French and other EU visitors can spend six months in the UK visa-free.

Senators can submit amendments for debate when the house examines laws as long as they are deemed to be legal and appropriate.

Campaigners continue to argue, however, that the case of British homeowners is special as many bought as EU citizens but are now subject to non-EU citizen rules, often without having voted to lose EU citizenship.

The Brexit deals cover residents but not second-home owners.

Estimated 86,000 British-owned second homes

There are an estimated 86,000 British-owned second homes in France where many owners had been coming visiting for up to six months without formalities as EU citizens.

Many report difficulties with the visa process, causing some to delay plans to visit.

One reader told The Connexion they are considering selling up as a result.

Read more: ‘Preparing to put house up for sale’: Readers blast French visa woes

Others have told of problems the 90/180-day rule causes.

Reader Will George, a retired office manager from the north of England, showed us an email message from the assistant of Côtes d’Armor (Brittany) senator Alain Cadec saying: “He supports the proposal of his colleague Senator Corinne Imbert and will back it when the Bill is examined by parliament.”

Mr George, in his 60s, said he and his wife had made sacrifices to afford an old property in a French village.
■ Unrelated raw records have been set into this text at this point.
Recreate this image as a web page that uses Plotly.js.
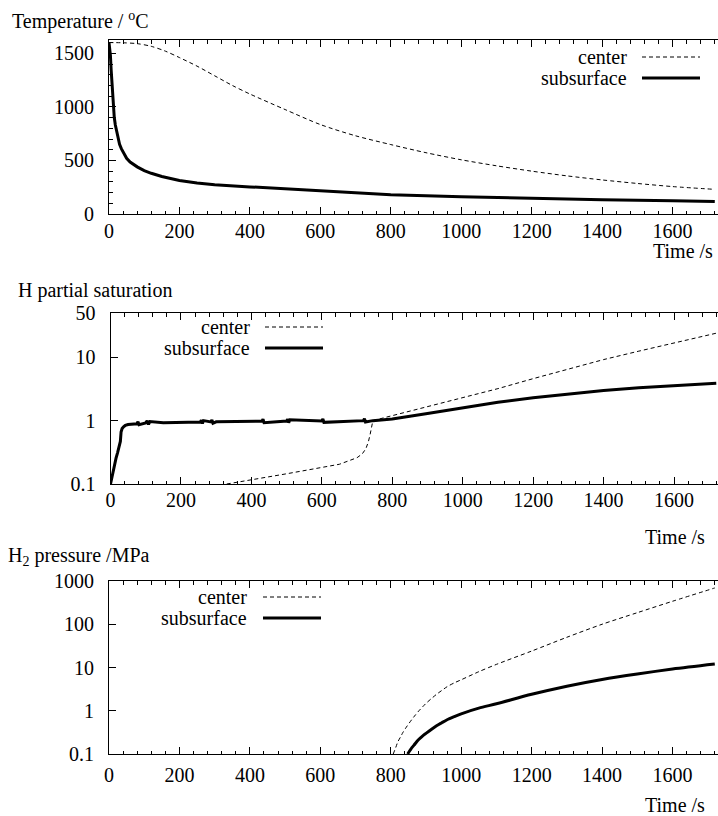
<!DOCTYPE html>
<html>
<head>
<meta charset="utf-8">
<script src="https://cdn.plot.ly/plotly-3.0.1.min.js"></script>
<style>html,body{margin:0;padding:0;background:#fff;}#chart{width:718px;height:816px;}</style>
</head>
<body>
<div id="chart"></div>
<script>
// ---- Data ----
const seriesNames = ["center", "subsurface"];

// Temperature / °C
const tempTimeCenter = [0,40,80,120,160,200,250,300,350,400,500,600,700,800,900,1000,1100,1200,1300,1400,1500,1600,1720];
const tempCenter = [1600,1598,1590,1565,1520,1460,1380,1290,1200,1120,975,835,730,648,572,506,450,400,356,318,285,256,230];
const tempTimeSub = [0,2,4,6,8,10,12,15,18,22,26,30,35,40,50,60,70,80,100,120,150,200,250,300,400,500,600,700,800,1000,1200,1400,1600,1720];
const tempSub = [1600,1550,1480,1350,1220,1100,1000,900,830,760,700,650,610,575,520,485,460,440,405,380,350,313,290,273,253,235,210,196,180,162,146,132,123,117];

// H partial saturation
const hTimeCenter = [330,400,450,500,550,600,650,700,715,725,732,737,741,745,800,900,1000,1100,1200,1300,1400,1500,1600,1720];
const hCenter = [0.1,0.118,0.13,0.145,0.163,0.18,0.205,0.26,0.3,0.36,0.46,0.6,0.78,1.0,1.2,1.65,2.3,3.2,4.6,6.5,9.2,12.5,17,24];
const hTimeSub = [0,4,8,12,16,20,24,26,28,30,33,37,42,50,60,75,78,81,100,104,108,112,150,200,255,258,261,264,285,288,291,300,400,430,433,436,500,503,506,509,600,603,606,700,718,721,724,745,800,900,1000,1100,1200,1300,1400,1500,1600,1720];
const hSub = [0.1,0.13,0.17,0.21,0.26,0.31,0.37,0.4,0.47,0.66,0.75,0.8,0.84,0.87,0.88,0.89,0.96,0.86,0.92,0.99,0.87,0.97,0.93,0.94,0.95,1.02,0.9,1.0,0.955,1.03,0.91,0.96,0.97,0.98,1.05,0.93,0.985,1.05,0.93,1.03,0.99,1.06,0.94,1.0,1.0,1.07,0.95,1.0,1.06,1.3,1.6,1.95,2.3,2.65,2.98,3.3,3.6,3.9];

// H2 pressure / MPa
const pTimeCenter = [807,814,820,828,835,847,860,870,880,890,900,915,930,945,960,980,1000,1050,1100,1200,1300,1400,1500,1600,1720];
const pCenter = [0.1,0.14,0.19,0.25,0.32,0.45,0.63,0.8,1.0,1.22,1.48,1.9,2.4,2.95,3.6,4.4,5.2,8.0,11.8,24,50,100,185,340,690];
const pTimeSub = [848,852,856,860,866,873,880,890,900,915,930,945,960,980,1000,1050,1100,1200,1300,1400,1500,1600,1720];
const pSub = [0.1,0.113,0.126,0.14,0.16,0.19,0.22,0.26,0.3,0.37,0.45,0.53,0.62,0.73,0.85,1.15,1.45,2.4,3.7,5.3,7.1,9.2,12];

// Tick labels
const xTicks = [0,200,400,600,800,1000,1200,1400,1600];
const tempTicks = [0,500,1000,1500];
const hTicks = [0.1,1,10,50];
const hTickText = ["0.1","1","10","50"];
const pTicks = [0.1,1,10,100,1000];
const pTickText = ["0.1","1","10","100","1000"];

// ---- Layout helpers ----
const W = 718, H = 816;
const FONT = '"Liberation Serif", "Times New Roman", serif';
const px = x => x / W;
const py = y => 1 - y / H;

const dashStyle = {color: "#000", width: 1, dash: "4px,3px"};
const solidStyle = {color: "#000", width: 3};
const dashSpline = Object.assign({}, dashStyle, {shape: "spline", smoothing: 0.8});
const solidSpline = Object.assign({}, solidStyle, {shape: "spline", smoothing: 0.8});

const traces = [
  {x: tempTimeCenter, y: tempCenter, xaxis: "x", yaxis: "y", mode: "lines", line: dashSpline, name: seriesNames[0]},
  {x: tempTimeSub, y: tempSub, xaxis: "x", yaxis: "y", mode: "lines", line: solidStyle, name: seriesNames[1]},
  {x: hTimeCenter, y: hCenter, xaxis: "x2", yaxis: "y2", mode: "lines", line: dashStyle, name: seriesNames[0]},
  {x: hTimeSub, y: hSub, xaxis: "x2", yaxis: "y2", mode: "lines", line: solidStyle, name: seriesNames[1]},
  {x: pTimeCenter, y: pCenter, xaxis: "x3", yaxis: "y3", mode: "lines", line: dashSpline, name: seriesNames[0]},
  {x: pTimeSub, y: pSub, xaxis: "x3", yaxis: "y3", mode: "lines", line: solidSpline, name: seriesNames[1]}
];

const tickFont = {family: FONT, size: 20, color: "#000"};
function xAxis(left, anchor, standoff) {
  return {
    domain: [px(left), 1], anchor: anchor, range: [0, (W - left) / 0.3522],
    tickvals: xTicks, ticks: "inside", ticklen: 7, tickwidth: 1, tickcolor: "#000",
    minor: {dtick: 40, tick0: 0, ticks: "inside", ticklen: 3.5, tickcolor: "#000", tickwidth: 1},
    showline: true, linecolor: "#000", linewidth: 1, mirror: "ticks",
    showgrid: false, zeroline: false, tickfont: tickFont, ticklabelstandoff: standoff
  };
}
function yBase(top, bottom, anchor) {
  return {
    domain: [py(bottom), py(top)], anchor: anchor,
    ticks: "inside", ticklen: 7, tickwidth: 1, tickcolor: "#000",
    showline: true, linecolor: "#000", linewidth: 1, mirror: false,
    showgrid: false, zeroline: false, tickfont: tickFont, ticklabelstandoff: 10
  };
}

const layout = {
  width: W, height: H, margin: {l: 0, r: 0, t: 0, b: 0},
  paper_bgcolor: "#fff", plot_bgcolor: "#fff", showlegend: false,
  font: {family: FONT, size: 20, color: "#000"},
  xaxis: xAxis(109, "y", -1),
  yaxis: Object.assign(yBase(40, 214, "x"), {range: [0, 1624], tickvals: tempTicks,
    minor: {dtick: 100, tick0: 0, ticks: "inside", ticklen: 3.5, tickcolor: "#000", tickwidth: 1}}),
  xaxis2: xAxis(110.5, "y2", -2),
  yaxis2: Object.assign(yBase(313, 484, "x2"), {type: "log", range: [-1, Math.log10(50)], tickvals: hTicks, ticktext: hTickText}),
  xaxis3: xAxis(109, "y3", 3),
  yaxis3: Object.assign(yBase(581, 754, "x3"), {type: "log", range: [-1, 3], tickvals: pTicks, ticktext: pTickText}),
  annotations: [],
  shapes: []
};

function addText(text, x, y, xanchor) {
  layout.annotations.push({text: text, xref: "paper", yref: "paper", x: px(x), y: py(y),
    xanchor: xanchor, yanchor: "middle", showarrow: false, font: {family: FONT, size: 20, color: "#000"}});
}
// axis titles
addText("Temperature / <sup>o</sup>C", 10, 20, "left");
addText("Time /s", 715, 251, "right");
addText("H partial saturation", 16, 290, "left");
addText("Time /s", 707, 537, "right");
addText("H<sub>2</sub> pressure /MPa", 6, 556, "left");
addText("Time /s", 707, 805, "right");

// legends (text right-aligned, sample line on the right)
function addLegend(textRight, lineL, lineR, y1, y2) {
  addText(seriesNames[0], textRight, y1, "right");
  addText(seriesNames[1], textRight, y2, "right");
  layout.shapes.push({type: "line", xref: "paper", yref: "paper", x0: px(lineL), x1: px(lineR), y0: py(y1), y1: py(y1), line: dashStyle});
  layout.shapes.push({type: "line", xref: "paper", yref: "paper", x0: px(lineL), x1: px(lineR), y0: py(y2), y1: py(y2), line: solidStyle});
}
addLegend(629, 642, 700, 57, 78);
addLegend(252, 265, 323, 327, 348);
addLegend(249, 263, 321, 597, 618);

Plotly.newPlot("chart", traces, layout, {staticPlot: true, displayModeBar: false});
</script>
</body>
</html>
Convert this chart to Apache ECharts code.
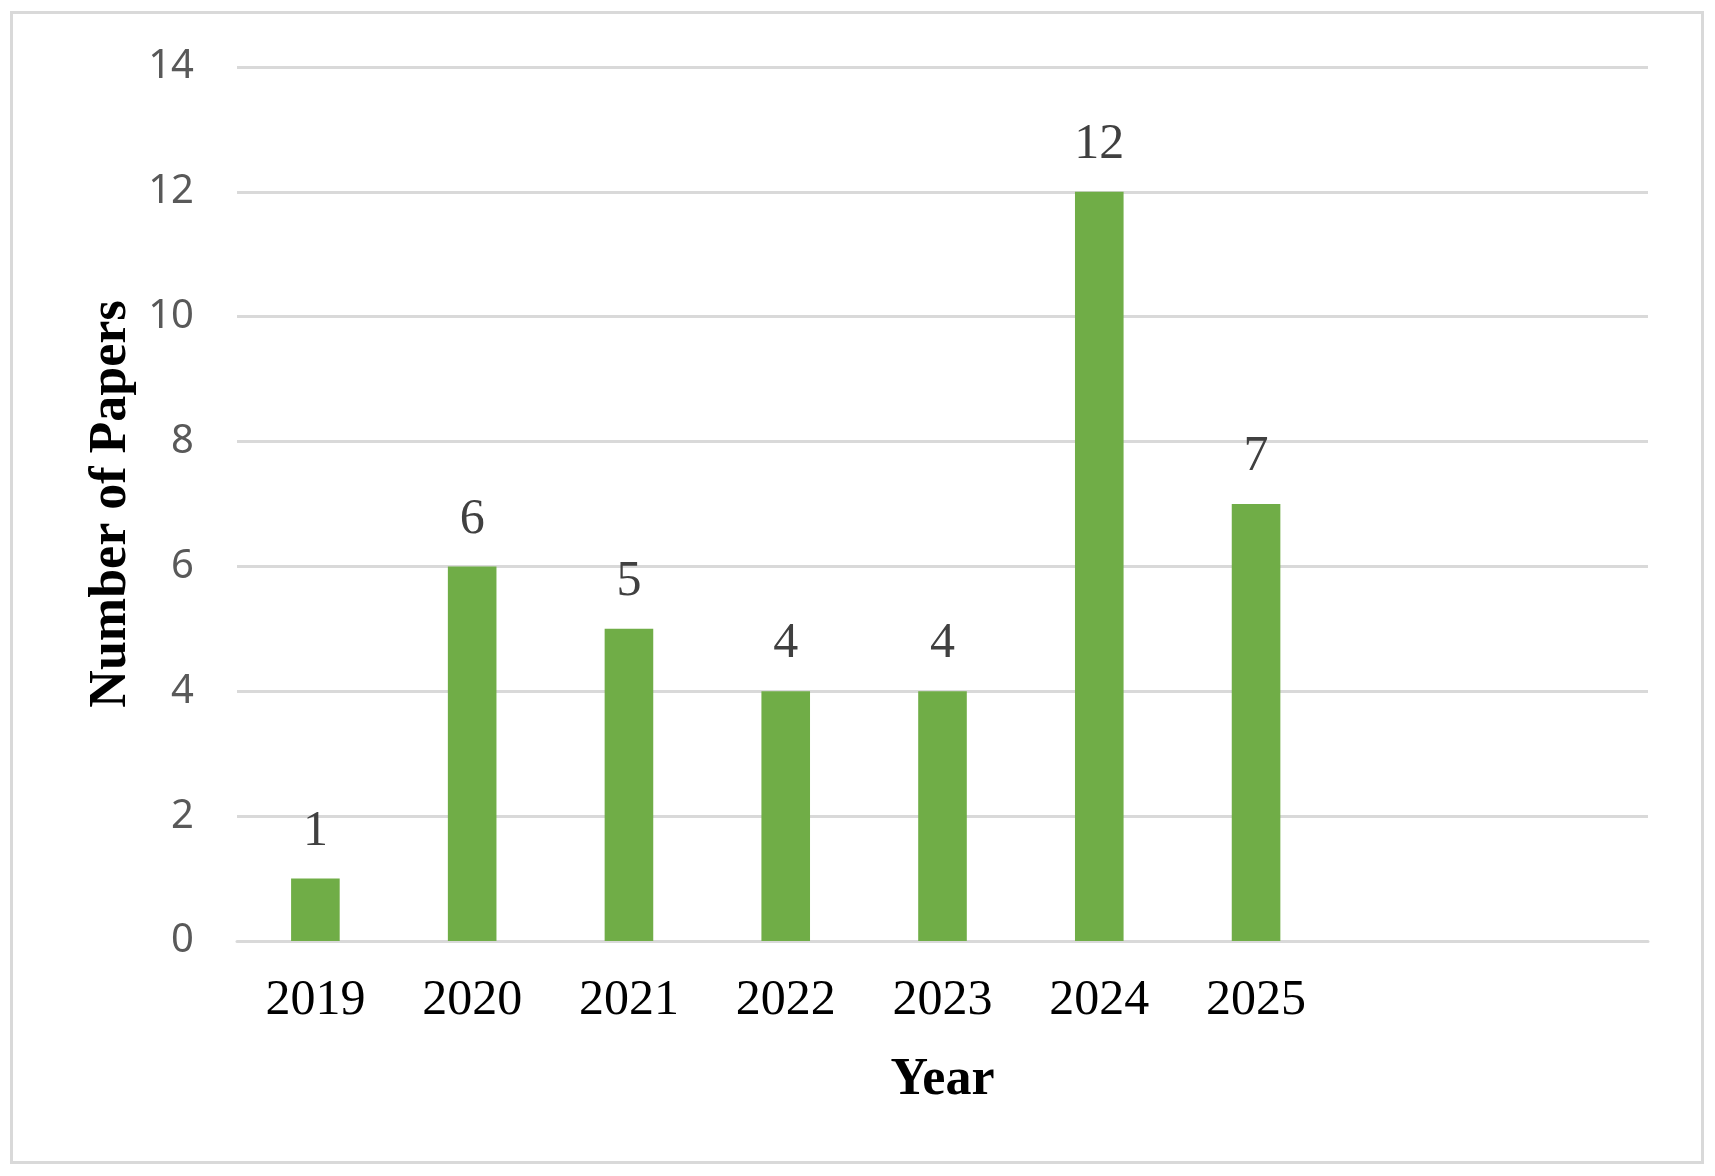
<!DOCTYPE html>
<html>
<head>
<meta charset="utf-8">
<title>Number of Papers by Year</title>
<script src="https://cdn.jsdelivr.net/npm/echarts@6/dist/echarts.min.js"></script>
<style>
  html, body { margin: 0; padding: 0; background: #fff; }
  #chart { width: 1715px; height: 1176px; }
</style>
</head>
<body>
<div id="chart"></div>
<script>
// categories: the last two slots are empty in the original chart
var years = ['2019', '2020', '2021', '2022', '2023', '2024', '2025', '', ''];
var papers = [1, 6, 5, 4, 4, 12, 7, null, null];
var yTicks = [0, 2, 4, 6, 8, 10, 12, 14];

var serif = '"Liberation Serif", "Times New Roman", serif';

var chart = echarts.init(document.getElementById('chart'));

chart.setOption({
  backgroundColor: '#fff',
  animation: false,
  // outer frame
  graphic: [{
    type: 'rect',
    shape: { x: 11.5, y: 12.5, width: 1691, height: 1150 },
    style: { fill: 'none', stroke: '#d9d9d9', lineWidth: 3 },
    silent: true
  }],
  grid: {
    left: 237,
    right: 67,
    top: 67,
    bottom: 235
  },
  xAxis: {
    type: 'category',
    data: years,
    name: 'Year',
    nameLocation: 'middle',
    nameGap: 114,
    nameTextStyle: {
      fontFamily: serif,
      fontWeight: 'bold',
      fontSize: 52,
      color: '#000'
    },
    axisLine: { show: true, lineStyle: { color: '#d9d9d9', width: 3 } },
    axisTick: { show: false },
    axisLabel: {
      interval: 0,
      margin: 35,
      fontFamily: serif,
      fontSize: 50,
      color: '#000'
    }
  },
  yAxis: {
    type: 'value',
    min: yTicks[0],
    max: yTicks[yTicks.length - 1],
    interval: 2,
    name: 'Number of Papers',
    nameLocation: 'middle',
    nameGap: 99,
    nameRotate: 90,
    nameTextStyle: {
      fontFamily: serif,
      fontWeight: 'bold',
      fontSize: 52,
      color: '#000'
    },
    axisLine: { show: false },
    axisTick: { show: false },
    axisLabel: {
      margin: 43,
      fontFamily: '"Noto Sans", sans-serif',
      fontSize: 40,
      color: '#595959'
    },
    splitLine: { lineStyle: { color: '#d9d9d9', width: 3 } }
  },
  series: [{
    type: 'bar',
    data: papers,
    barWidth: '31%',
    itemStyle: { color: '#70ad47' },
    label: {
      show: true,
      position: 'top',
      distance: 22,
      fontFamily: serif,
      fontSize: 50,
      color: '#404040'
    }
  }]
});
</script>
</body>
</html>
They had planned, on retirement, to spend six months at a time there but last year had to “jump through hoops” to obtain a temporary long-stay visa.

“We find the process extremely onerous and with little or no flexibility from TLS [contractors for the French consulate in the UK], creating a huge amount of anxiety,” he said.

Read more: Connexion reader overcharged by TLS Contact for French visa

He added that the 90/180-day rule creates problems if they need to visit their property to deal with an emergency.

“We could also make many more improvements to our garden and property if given the time to be able to do them.

“And my interest in World War One has led me in the past to accompany school trips to Verdun, the Somme and Ypres.

Having used up my 90 days at my house, I can no longer do this.”

Britons ‘a real asset to our region’

French MP Rémy Rebeyrotte (Saône-et-Loire) has written to the Interior Ministry, prime minister and president, saying that foreign second-home owners, including Britons, in Bourgogne-Franche-Comté are “a real asset to our region”.

The Britons are now “penalised when they wish, like any owner who pays his or her property taxes, to enjoy their property,” he said, adding that he agrees “in particular with the idea of a new ‘owner’ visa or even a reciprocal six-month visa exemption.”

MP for Manche Bertrand Sorre has had a response to his written question to the Foreign Affairs Ministry in which he asked about a new visa, or a six-month waiver for Britons.

He said the 90/180-day rule “penalises [them] despite the fact they contribute to the local economy, the life of local associations and restore old buildings”.

The ministry said British owners could use a temporary long-stay visa to stay six months.

However, it adds: “At the March 10 Franco-British summit, France and the UK agreed to establish a ‘dialogue on mobility’ via a technical working group to look at questions of mobility which can be addressed in a bilateral context [as opposed to EU-wide].”

The Schengen Agreement states that certain bilateral treaties from before it came into force (1995), in theory, still stand in parallel with the Schengen 90/180-day rules.

One, for example allows Americans to stay in France for an additional three months.

However, US travel advice for France does not mention this and we understand American visitors rarely attempt to use it as it might be hard to explain to border police.

We have not so far identified any states that signed such agreements subsequent to the implementation of the Schengen area rules.

Some Schengen countries, such as Sweden and Portugal, do allow visitors of nationalities not requiring short-stay visas for brief trips to apply, while in the country, to stay an additional three months.

They must show sufficient means to fund this.

In France, extensions are exceptional and relate to emergencies, such as needing to stay for healthcare.

It is also often difficult to obtain a prefecture meeting to discuss such claims.